Transcribe every line exactly and omit anything that is a picture.
** start of Data **
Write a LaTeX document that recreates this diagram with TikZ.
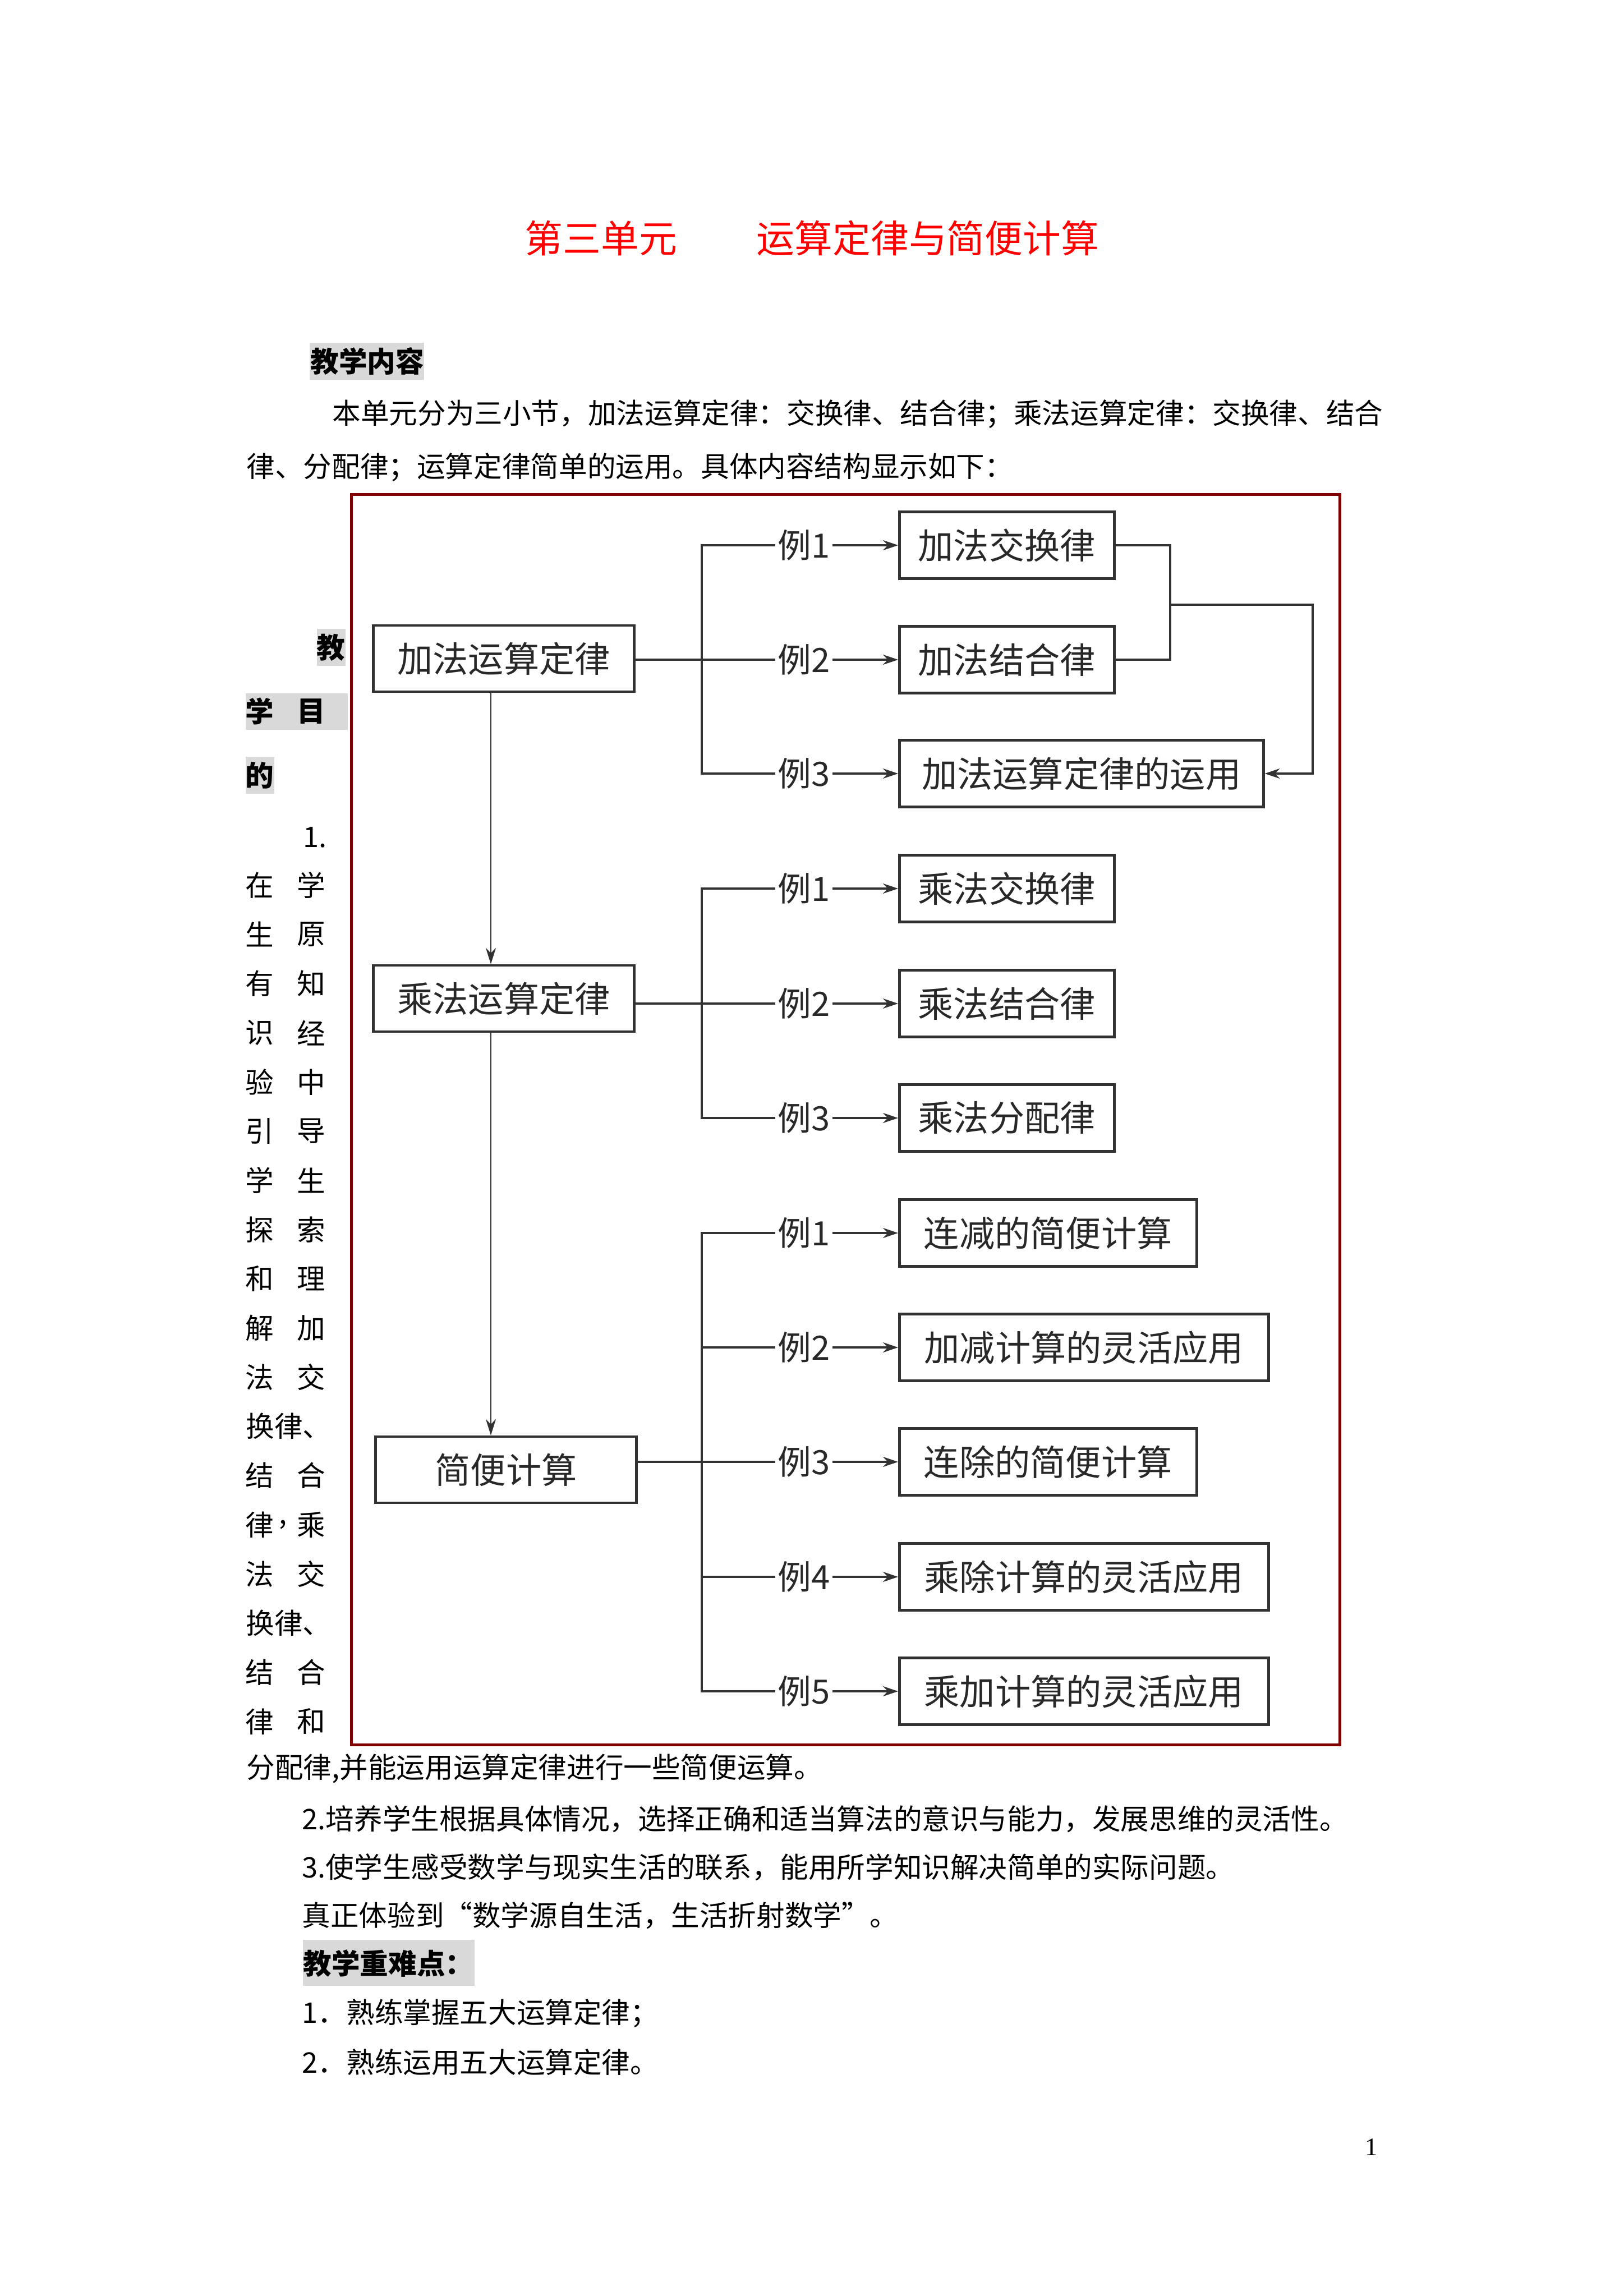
\documentclass[tikz,border=0pt]{standalone}
\usepackage{fontspec}
\setmainfont{Noto Sans CJK SC}
\newfontfamily\pagenumfont{Liberation Serif}
\usetikzlibrary{arrows.meta}
\definecolor{titlered}{RGB}{255,0,0}
\definecolor{graybg}{RGB}{217,217,217}
\definecolor{framered}{RGB}{128,0,0}
\definecolor{boxc}{RGB}{50,50,50}
\definecolor{linec}{RGB}{50,50,50}
\definecolor{boxtext}{RGB}{40,40,40}
\newcommand\bodyfs{\fontsize{14.4pt}{17pt}\selectfont}
\newcommand\titlefs{\fontsize{19.3pt}{23pt}\selectfont}
\newcommand\boxfs{\fontsize{18pt}{21pt}\selectfont}
\newcommand\labfs{\fontsize{17pt}{20pt}\selectfont}
\tikzset{
  txt/.style={inner sep=0pt, font=\bodyfs, anchor=west},
  btxt/.style={inner sep=0pt, font=\bodyfs\bfseries, anchor=west},
  cj/.style={inner sep=0pt, font=\bodyfs},
  bcj/.style={inner sep=0pt, font=\bodyfs\bfseries},
  ttl/.style={inner sep=0pt, font=\titlefs, text=titlered, anchor=west},
  mainbox/.style={draw=boxc, line width=0.45mm, minimum width=46.5mm, minimum height=11.8mm, inner sep=0pt, font=\boxfs, text=boxtext},
  rbox/.style={draw=boxc, line width=0.45mm, minimum height=11.9mm, inner sep=0pt, font=\boxfs, text=boxtext, anchor=west},
  lab/.style={inner xsep=0.4mm, inner ysep=0pt, font=\labfs, text=boxtext},
  conn/.style={draw=linec, line width=0.32mm},
  arr/.style={conn, -{Stealth[length=2.7mm,width=1.8mm]}},
  varr/.style={draw=linec, line width=0.24mm, -{Stealth[length=2.9mm,width=1.8mm]}},
  shade/.style={fill=graybg, draw=none},
}
\begin{document}
\begin{tikzpicture}[x=0.1mm,y=-0.1mm]
\useasboundingbox (0,0) rectangle (2894,4093);
\fill[white] (0,0) rectangle (2894,4093);

% title
\node[ttl] (t1) at (935,425) {第三单元};
\node[ttl] (t2) at (1348,425) {运算定律与简便计算};

% teaching content
\fill[shade] (552,611) rectangle (756,677);
\node[btxt] (h1) at (553,644) {教学内容};
\node[txt] (p1) at (592,738) {本单元分为三小节，加法运算定律：交换律、结合律；乘法运算定律：交换律、结合};
\node[txt] (p2) at (439,833) {律、分配律；运算定律简单的运用。具体内容结构显示如下：};

% frame
\draw[framered, line width=0.5mm] (626,881) rectangle (2388,3110);

% left narrow column
\fill[shade] (565,1121) rectangle (616,1187);
\fill[shade] (438,1236) rectangle (620,1301);
\fill[shade] (438,1349) rectangle (489,1415);
\node[bcj] (g1) at (590,1154) {教};
\node[bcj] (g2) at (463,1268) {学};
\node[bcj] (g3) at (555,1268) {目};
\node[bcj] (g4) at (463,1382) {的};
\node[txt] (n1) at (540,1493) {1.};
\foreach \k/\l/\r in {0/在/学,1/生/原,2/有/知,3/识/经,4/验/中,5/引/导,6/学/生,7/探/索,8/和/理,9/解/加,10/法/交,12/结/合,14/法/交,16/结/合,17/律/和}{
  \node[cj] (lc\k) at (463,1578+\k*87.7) {\l};
  \node[cj] (rc\k) at (555,1578+\k*87.7) {\r};
}
\node[txt] (r11) at (438,1578+11*87.7) {换律、};
\node[txt] (r15) at (438,1578+15*87.7) {换律、};
\node[cj] (lc13) at (463,1578+13*87.7) {律};
\node[txt] (cm13) at (497,1578+13*87.7) {,};
\node[cj] (rc13) at (555,1578+13*87.7) {乘};
\node[txt] (p3) at (439,3153) {分配律,并能运用运算定律进行一些简便运算。};
\node[txt] (p4) at (538,3243) {2.培养学生根据具体情况，选择正确和适当算法的意识与能力，发展思维的灵活性。};
\node[txt] (p5) at (538,3329) {3.使学生感受数学与现实生活的联系，能用所学知识解决简单的实际问题。};
\node[txt] (p6) at (538,3415) {真正体验到“数学源自生活，生活折射数学”。};
\fill[shade] (540,3458) rectangle (846,3540);
\node[btxt] (h2) at (540,3500) {教学重难点：};
\node[txt] (p7) at (538,3589) {1．熟练掌握五大运算定律；};
\node[txt] (p8) at (538,3676) {2．熟练运用五大运算定律。};
\node[inner sep=0pt, font=\pagenumfont\fontsize{12.8pt}{15pt}\selectfont] (pg) at (2445,3828) {1};

% main boxes
\node[mainbox] (A) at (898,1174) {加法运算定律};
\node[mainbox] (M) at (898,1780) {乘法运算定律};
\node[mainbox] (J) at (902,2620) {简便计算};

% right boxes
\node[rbox, minimum width=38.3mm] (a1) at (1601,972) {加法交换律};
\node[rbox, minimum width=38.3mm] (a2) at (1601,1176) {加法结合律};
\node[rbox, minimum width=64.9mm] (a3) at (1601,1379) {加法运算定律的运用};
\node[rbox, minimum width=38.3mm] (m1) at (1601,1584) {乘法交换律};
\node[rbox, minimum width=38.3mm] (m2) at (1601,1789) {乘法结合律};
\node[rbox, minimum width=38.3mm] (m3) at (1601,1993) {乘法分配律};
\node[rbox, minimum width=53mm] (j1) at (1601,2198) {连减的简便计算};
\node[rbox, minimum width=65.8mm] (j2) at (1601,2402) {加减计算的灵活应用};
\node[rbox, minimum width=53mm] (j3) at (1601,2606) {连除的简便计算};
\node[rbox, minimum width=65.8mm] (j4) at (1601,2811) {乘除计算的灵活应用};
\node[rbox, minimum width=65.8mm] (j5) at (1601,3015) {乘加计算的灵活应用};

% labels
\foreach \n/\t/\yy in {la1/例1/972, la2/例2/1176, la3/例3/1379,
                      lm1/例1/1584, lm2/例2/1789, lm3/例3/1993,
                      lj1/例1/2198, lj2/例2/2402, lj3/例3/2606, lj4/例4/2811, lj5/例5/3015}{
  \node[lab] (\n) at (1433,\yy) {\t};
}

% branch coordinates
\coordinate (ba) at (1251,1176);
\coordinate (bm) at (1251,1789);
\coordinate (bj) at (1251,2606);
\coordinate (ra) at (2086,1078);
\coordinate (rb) at (2340,1078);
\coordinate (vx) at (875,0);

% addition group
\draw[conn] (la1.west) -| (ba) |- (la3.west);
\draw[conn, line width=0.4mm] (la2.west -| A.east) -- (la2.west);
\foreach \i in {1,2,3}{ \draw[arr] (la\i.east) -- (la\i.east -| a\i.west); }
\draw[conn] (a1.east) -| (ra) |- (a2.east);
\draw[arr] (ra) -- (rb) |- (a3.east);

% multiplication group
\draw[conn] (lm1.west) -| (bm) |- (lm3.west);
\draw[conn, line width=0.4mm] (lm2.west -| M.east) -- (lm2.west);
\foreach \i in {1,2,3}{ \draw[arr] (lm\i.east) -- (lm\i.east -| m\i.west); }

% simplification group
\draw[conn] (lj1.west) -| (bj) |- (lj5.west);
\draw[conn] (lj2.west -| bj) -- (lj2.west);
\draw[conn] (lj4.west -| bj) -- (lj4.west);
\draw[conn] (lj3.west -| J.east) -- (lj3.west);
\foreach \i in {1,2,3,4,5}{ \draw[arr] (lj\i.east) -- (lj\i.east -| j\i.west); }

% vertical arrows
\draw[varr] (A.south -| vx) -- (M.north -| vx);
\draw[varr] (M.south -| vx) -- (J.north -| vx);
\end{tikzpicture}
\end{document}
** end of Data **
- _Task solution_
Write a LaTeX document that recreates this diagram with TikZ.
\documentclass[tikz,border=0pt]{standalone}
\usepackage{fontspec}
\setmainfont{Noto Sans CJK SC}
\newfontfamily\pagenumfont{Liberation Serif}
\usetikzlibrary{arrows.meta}
\definecolor{titlered}{RGB}{255,0,0}
\definecolor{graybg}{RGB}{217,217,217}
\definecolor{framered}{RGB}{128,0,0}
\definecolor{boxc}{RGB}{50,50,50}
\definecolor{linec}{RGB}{50,50,50}
\definecolor{boxtext}{RGB}{40,40,40}
\newcommand\bodyfs{\fontsize{14.4pt}{17pt}\selectfont}
\newcommand\titlefs{\fontsize{19.3pt}{23pt}\selectfont}
\newcommand\boxfs{\fontsize{18pt}{21pt}\selectfont}
\newcommand\labfs{\fontsize{17pt}{20pt}\selectfont}
\tikzset{
  txt/.style={inner sep=0pt, font=\bodyfs, anchor=west},
  btxt/.style={inner sep=0pt, font=\bodyfs\bfseries, anchor=west},
  cj/.style={inner sep=0pt, font=\bodyfs},
  bcj/.style={inner sep=0pt, font=\bodyfs\bfseries},
  ttl/.style={inner sep=0pt, font=\titlefs, text=titlered, anchor=west},
  mainbox/.style={draw=boxc, line width=0.45mm, minimum width=46.5mm, minimum height=11.8mm, inner sep=0pt, font=\boxfs, text=boxtext},
  rbox/.style={draw=boxc, line width=0.45mm, minimum height=11.9mm, inner sep=0pt, font=\boxfs, text=boxtext, anchor=west},
  lab/.style={inner xsep=0.4mm, inner ysep=0pt, font=\labfs, text=boxtext},
  conn/.style={draw=linec, line width=0.32mm},
  arr/.style={conn, -{Stealth[length=2.7mm,width=1.8mm]}},
  varr/.style={draw=linec, line width=0.24mm, -{Stealth[length=2.9mm,width=1.8mm]}},
  shade/.style={fill=graybg, draw=none},
}
\begin{document}
\begin{tikzpicture}[x=0.1mm,y=-0.1mm]
\useasboundingbox (0,0) rectangle (2894,4093);
\fill[white] (0,0) rectangle (2894,4093);

% title
\node[ttl] (t1) at (935,425) {第三单元};
\node[ttl] (t2) at (1348,425) {运算定律与简便计算};

% teaching content
\fill[shade] (552,611) rectangle (756,677);
\node[btxt] (h1) at (553,644) {教学内容};
\node[txt] (p1) at (592,738) {本单元分为三小节，加法运算定律：交换律、结合律；乘法运算定律：交换律、结合};
\node[txt] (p2) at (439,833) {律、分配律；运算定律简单的运用。具体内容结构显示如下：};

% frame
\draw[framered, line width=0.5mm] (626,881) rectangle (2388,3110);

% left narrow column
\fill[shade] (565,1121) rectangle (616,1187);
\fill[shade] (438,1236) rectangle (620,1301);
\fill[shade] (438,1349) rectangle (489,1415);
\node[bcj] (g1) at (590,1154) {教};
\node[bcj] (g2) at (463,1268) {学};
\node[bcj] (g3) at (555,1268) {目};
\node[bcj] (g4) at (463,1382) {的};
\node[txt] (n1) at (540,1493) {1.};
\foreach \k/\l/\r in {0/在/学,1/生/原,2/有/知,3/识/经,4/验/中,5/引/导,6/学/生,7/探/索,8/和/理,9/解/加,10/法/交,12/结/合,14/法/交,16/结/合,17/律/和}{
  \node[cj] (lc\k) at (463,1578+\k*87.7) {\l};
  \node[cj] (rc\k) at (555,1578+\k*87.7) {\r};
}
\node[txt] (r11) at (438,1578+11*87.7) {换律、};
\node[txt] (r15) at (438,1578+15*87.7) {换律、};
\node[cj] (lc13) at (463,1578+13*87.7) {律};
\node[txt] (cm13) at (497,1578+13*87.7) {,};
\node[cj] (rc13) at (555,1578+13*87.7) {乘};
\node[txt] (p3) at (439,3153) {分配律,并能运用运算定律进行一些简便运算。};
\node[txt] (p4) at (538,3243) {2.培养学生根据具体情况，选择正确和适当算法的意识与能力，发展思维的灵活性。};
\node[txt] (p5) at (538,3329) {3.使学生感受数学与现实生活的联系，能用所学知识解决简单的实际问题。};
\node[txt] (p6) at (538,3415) {真正体验到“数学源自生活，生活折射数学”。};
\fill[shade] (540,3458) rectangle (846,3540);
\node[btxt] (h2) at (540,3500) {教学重难点：};
\node[txt] (p7) at (538,3589) {1．熟练掌握五大运算定律；};
\node[txt] (p8) at (538,3676) {2．熟练运用五大运算定律。};
\node[inner sep=0pt, font=\pagenumfont\fontsize{12.8pt}{15pt}\selectfont] (pg) at (2445,3828) {1};

% main boxes
\node[mainbox] (A) at (898,1174) {加法运算定律};
\node[mainbox] (M) at (898,1780) {乘法运算定律};
\node[mainbox] (J) at (902,2620) {简便计算};

% right boxes
\node[rbox, minimum width=38.3mm] (a1) at (1601,972) {加法交换律};
\node[rbox, minimum width=38.3mm] (a2) at (1601,1176) {加法结合律};
\node[rbox, minimum width=64.9mm] (a3) at (1601,1379) {加法运算定律的运用};
\node[rbox, minimum width=38.3mm] (m1) at (1601,1584) {乘法交换律};
\node[rbox, minimum width=38.3mm] (m2) at (1601,1789) {乘法结合律};
\node[rbox, minimum width=38.3mm] (m3) at (1601,1993) {乘法分配律};
\node[rbox, minimum width=53mm] (j1) at (1601,2198) {连减的简便计算};
\node[rbox, minimum width=65.8mm] (j2) at (1601,2402) {加减计算的灵活应用};
\node[rbox, minimum width=53mm] (j3) at (1601,2606) {连除的简便计算};
\node[rbox, minimum width=65.8mm] (j4) at (1601,2811) {乘除计算的灵活应用};
\node[rbox, minimum width=65.8mm] (j5) at (1601,3015) {乘加计算的灵活应用};

% labels
\foreach \n/\t/\yy in {la1/例1/972, la2/例2/1176, la3/例3/1379,
                      lm1/例1/1584, lm2/例2/1789, lm3/例3/1993,
                      lj1/例1/2198, lj2/例2/2402, lj3/例3/2606, lj4/例4/2811, lj5/例5/3015}{
  \node[lab] (\n) at (1433,\yy) {\t};
}

% branch coordinates
\coordinate (ba) at (1251,1176);
\coordinate (bm) at (1251,1789);
\coordinate (bj) at (1251,2606);
\coordinate (ra) at (2086,1078);
\coordinate (rb) at (2340,1078);
\coordinate (vx) at (875,0);

% addition group
\draw[conn] (la1.west) -| (ba) |- (la3.west);
\draw[conn, line width=0.4mm] (la2.west -| A.east) -- (la2.west);
\foreach \i in {1,2,3}{ \draw[arr] (la\i.east) -- (la\i.east -| a\i.west); }
\draw[conn] (a1.east) -| (ra) |- (a2.east);
\draw[arr] (ra) -- (rb) |- (a3.east);

% multiplication group
\draw[conn] (lm1.west) -| (bm) |- (lm3.west);
\draw[conn, line width=0.4mm] (lm2.west -| M.east) -- (lm2.west);
\foreach \i in {1,2,3}{ \draw[arr] (lm\i.east) -- (lm\i.east -| m\i.west); }

% simplification group
\draw[conn] (lj1.west) -| (bj) |- (lj5.west);
\draw[conn] (lj2.west -| bj) -- (lj2.west);
\draw[conn] (lj4.west -| bj) -- (lj4.west);
\draw[conn] (lj3.west -| J.east) -- (lj3.west);
\foreach \i in {1,2,3,4,5}{ \draw[arr] (lj\i.east) -- (lj\i.east -| j\i.west); }

% vertical arrows
\draw[varr] (A.south -| vx) -- (M.north -| vx);
\draw[varr] (M.south -| vx) -- (J.north -| vx);
\end{tikzpicture}
\end{document}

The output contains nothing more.